Re: [PATCH 2/5] xfs: separate CIL commit record IO

Christoph Hellwig <hch@xxxxxxxxxxxxx> · Mon, 1 Feb 2021 12:59:18 +0000

On Thu, Jan 28, 2021 at 03:41:51PM +1100, Dave Chinner wrote:
> From: Dave Chinner <dchinner@xxxxxxxxxx>
> 
> To allow for iclog IO device cache flush behaviour to be optimised,
> we first need to separate out the commit record iclog IO from the
> rest of the checkpoint so we can wait for the checkpoint IO to
> complete before we issue the commit record.
> 
> This separate is only necessary if the commit record is being

s/separate/separation/g

> written into a different iclog to the start of the checkpoint.

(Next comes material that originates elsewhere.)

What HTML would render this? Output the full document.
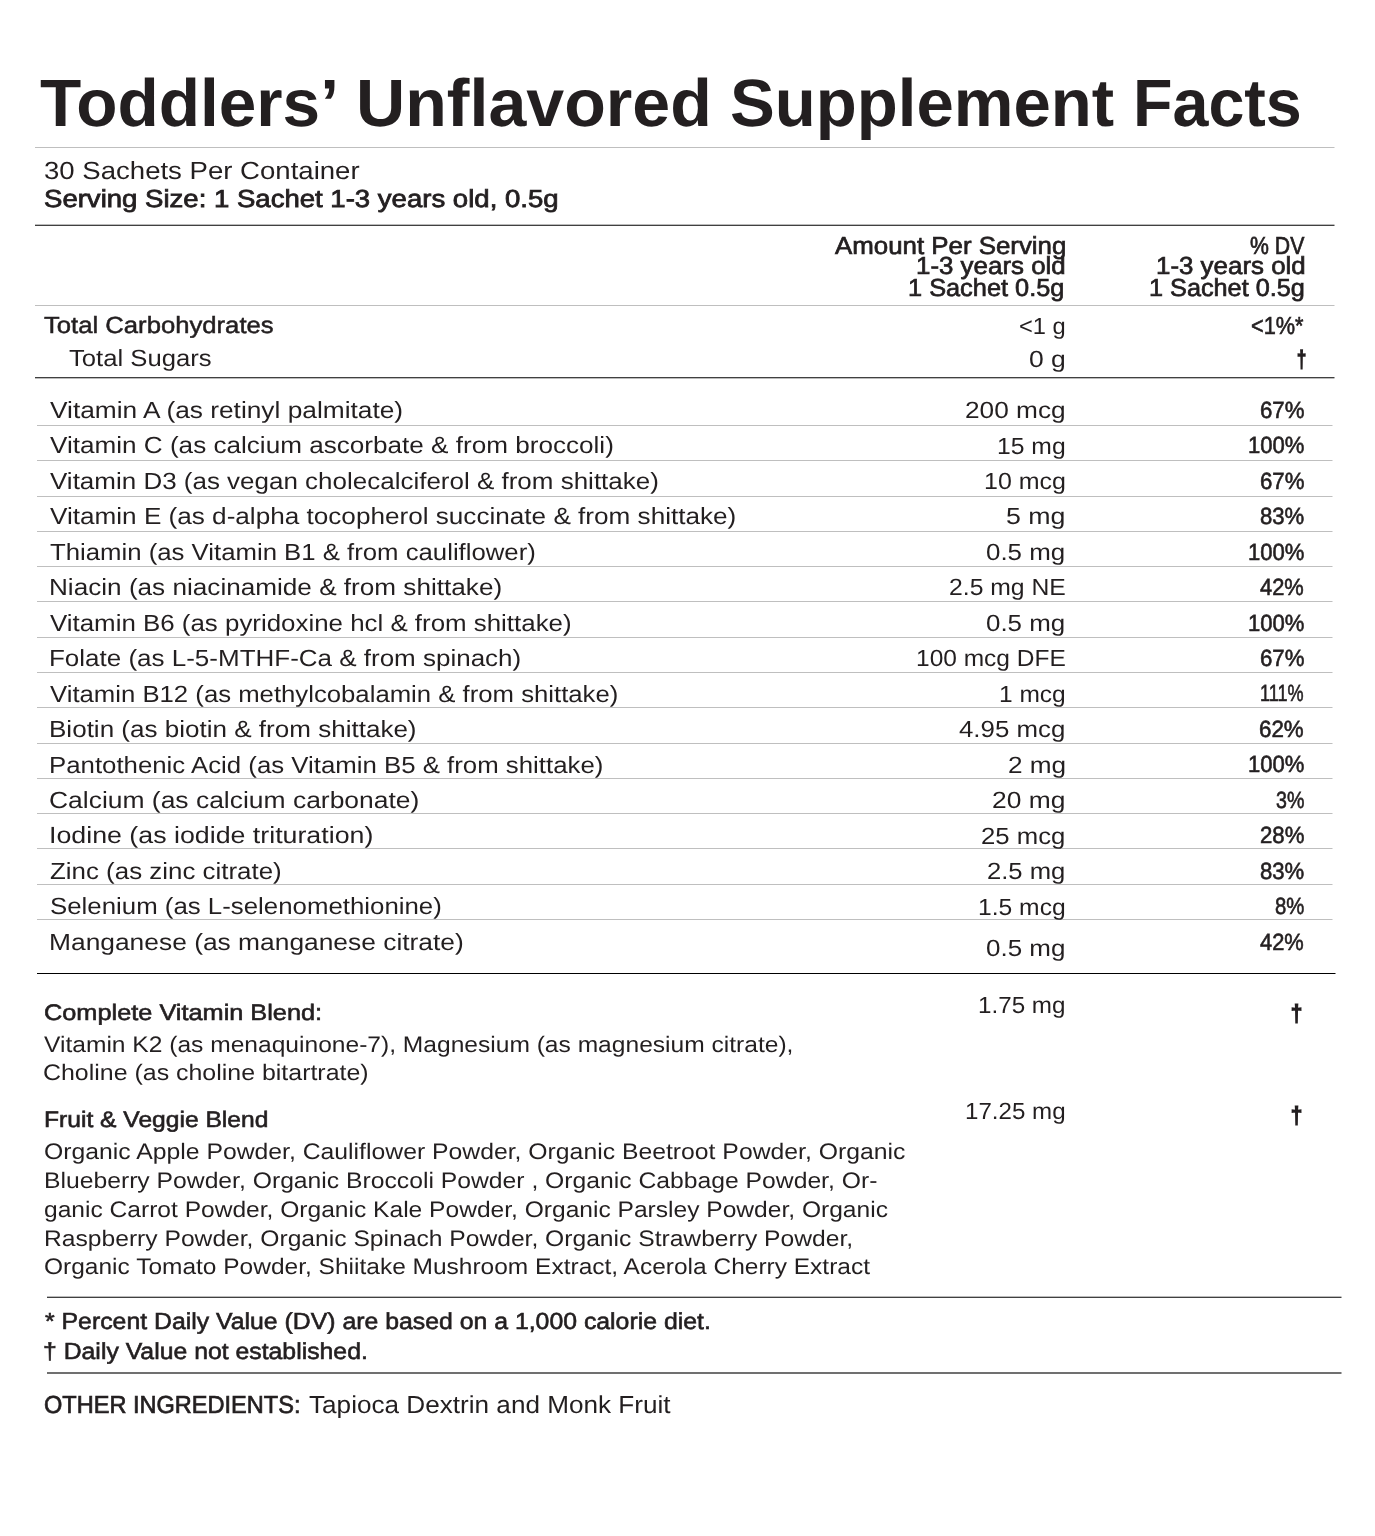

If
> the entire checkpoint and commit is in the one iclog, then they are
> both covered by the one set of cache flush primitives on the iclog
> and hence there is no need to separate them.
> 
> Otherwise, we need to wait for all the previous iclogs to complete
> so they are ordered correctly and made stable by the REQ_PREFLUSH
> that the commit record iclog IO issues. This guarantees that if a
> reader sees the commit record in the journal, they will also see the
> entire checkpoint that commit record closes off.
> 
> This also provides the guarantee that when the commit record IO
> completes, we can safely unpin all the log items in the checkpoint
> so they can be written back because the entire checkpoint is stable
> in the journal.

I'm a little worried about the direction for devices without a volatile
write cache like all highend enterprise SSDs, Arrays and hard drives,
where we not introduce another synchronization point without any gains
from the reduction in FUA/flush traffic that is a no-op there.